Since 1996, more than 200 sets of remains believed to be those of U.S. soldiers have been recovered during joint operations involving U.S. and North Korean specialists.
While that work continues, there have also been reports over the years, from sources including North Koreans who have defected to South Korea, pointing to possible sightings of American men working fields in the North.
In 1996, a DPMO analyst drew up a background report which said the office believed there could be a group of 10-15 possible American POWs in North Korea.
The U.S. has asked Pyongyang in the past for permission to talk to the four suspected U.S. defectors believed to be still alive in the North. Permission was refused each time.
Jenkins' departure from North Korea may provide the first such opportunity, however.
His presence in Japan is the culmination of a saga that began when he American married a Japanese woman in North Korea in 1980. It emerged in 2002 that that woman, Hitomi Soga, was one of at least 13 Japanese citizens kidnapped by North Korean agents during the 1970s, to serve as teachers of Japanese language and culture to Pyongyang's spies.
After North Korea admitted to the kidnappings, the surviving abductees returned to Japan. Soga was among them, but fearing handover to the U.S., Jenkins chose to remain in North Korea with their two young adult daughters.
Amid massive public interest and sympathy, Tokyo last month arranged a reunion for the family in Indonesia, chosen as a safe location as it doesn't have an extradition treaty with the U.S.
From Jakarta, Jenkins agreed to go to Japan with his family on July 18 rather than return to North Korea alone, despite the risk of being handed over to U.S. officials.
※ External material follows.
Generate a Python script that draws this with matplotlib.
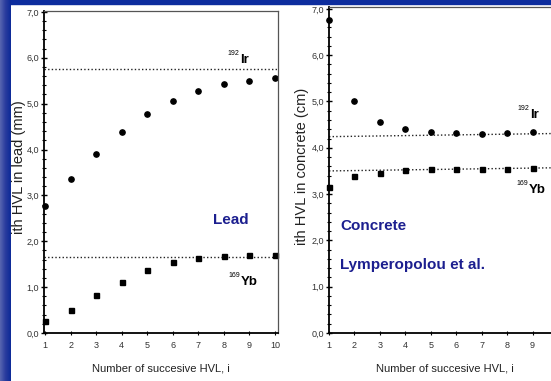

Japan's Chief Cabinet Secretary Hiroyuki Hosoda said at the weekend that Jenkins was expected to meet with a U.S. military lawyer this week.
'Highest priority cases'
Jennings, the U.S. official, has been in Southeast Asia for consultations with the governments of Cambodia, Laos and Vietnam on POWs and MIAs.
A statement from the U.S. Defense Department said delegates at the two-day talks agreed to trilateral investigations on MIA cases in border areas. In such cases, "the United States will join either Vietnam and Laos, or Vietnam and Cambodia to mount a three-nation ... effort."
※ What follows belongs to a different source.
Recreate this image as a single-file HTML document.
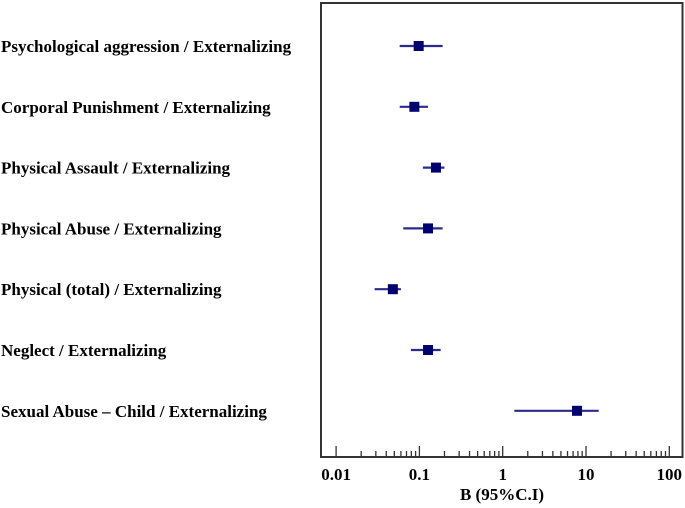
<!DOCTYPE html>
<html><head><meta charset="utf-8"><style>
html,body{margin:0;padding:0;background:#fff;}
svg{display:block;font-family:"Liberation Serif",serif;font-weight:bold;}
</style></head><body>
<svg width="685" height="508" viewBox="0 0 685 508">
<g id="labels"></g>
<rect x="321" y="3" width="361.5" height="454" fill="none" stroke="#333" stroke-width="2"/>
<g id="axis"></g>
<g id="marks"></g>
<text x="502" y="500" text-anchor="middle" font-size="17">B (95%C.I)</text>
</svg>
<script>
const categories=["Psychological aggression / Externalizing","Corporal Punishment / Externalizing","Physical Assault / Externalizing","Physical Abuse / Externalizing","Physical (total) / Externalizing","Neglect / Externalizing","Sexual Abuse \u2013 Child / Externalizing"];
const estimates=[0.098,0.087,0.158,0.127,0.048,0.127,7.8];
const lower=[0.058,0.058,0.11,0.064,0.029,0.079,1.38];
const upper=[0.19,0.127,0.20,0.19,0.060,0.18,14.2];
const tickValues=[0.01,0.1,1,10,100];
const tickLabels=["0.01","0.1","1","10","100"];
const NS="http://www.w3.org/2000/svg";
function x(v){return 502.7+83.3*Math.log10(v);}
function y(i){return 46+i*60.8;}
function mk(t,a,p){const e=document.createElementNS(NS,t);for(const k in a)e.setAttribute(k,a[k]);p.appendChild(e);return e;}
const labels=document.getElementById('labels'),axis=document.getElementById('axis'),marks=document.getElementById('marks');
categories.forEach((c,i)=>{
 const t=mk('text',{x:1,y:y(i)+6,'font-size':17},labels);t.textContent=c;
 
 
 const l=mk('line',{x1:x(lower[i]),x2:x(upper[i]),y1:y(i),y2:y(i),stroke:'#2b2b8c','stroke-width':2.2},marks);
 
 
 const r=mk('rect',{x:x(estimates[i])-5,y:y(i)-5,width:10,height:10,fill:'#00006e'},marks);
 
 
});
for(let d=-2;d<2;d++){for(let m=1;m<10;m++){const v=m*Math.pow(10,d);
 const tk=mk('line',{x1:x(v),x2:x(v),y1:m==1?446:451,y2:457,stroke:'#333','stroke-width':1.3},axis);
 
 }}
const last=mk('line',{x1:x(100),x2:x(100),y1:446,y2:457,stroke:'#333','stroke-width':1.3},axis);


tickValues.forEach((v,i)=>{const t=mk('text',{x:x(v),y:480,'text-anchor':'middle','font-size':17},axis);t.textContent=tickLabels[i];
 
 });
</script>
</body></html>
Special emphasis would be placed on Washington's "highest priority cases" - involving personnel last known to be alive (known as LKAs) at the time they went missing.
The Pentagon said the two issues - improving three-way investigations in border areas, and resolving LKA cases - were among those President Bush had identified as key to success in accounting for missing personnel.
Another success in the current series of talks was a bilateral agreement with Vietnam to get access once again to sensitive areas of the country's Central Highlands, where entry had been denied for three years due to local unrest.
Of the 1,855 Americans still missing from the Vietnam War, which ended in 1975, some 110 are thought to be in the Central Highlands area. Earlier searches in Vietnam, Cambodia and Laos have accounted for more than 700 Americans.
"The U.S. is bound by law and morality to account for each and every American still listed as missing in action from armed conflicts," the Voice of America said this week in an editorial reflecting the views of the U.S. government.
"If possible, the remains of MIA's confirmed to be dead must be found and properly interred. And so long as the possibility exists that missing American servicemen may still be alive, the U.S. must make every effort to find them and bring them home."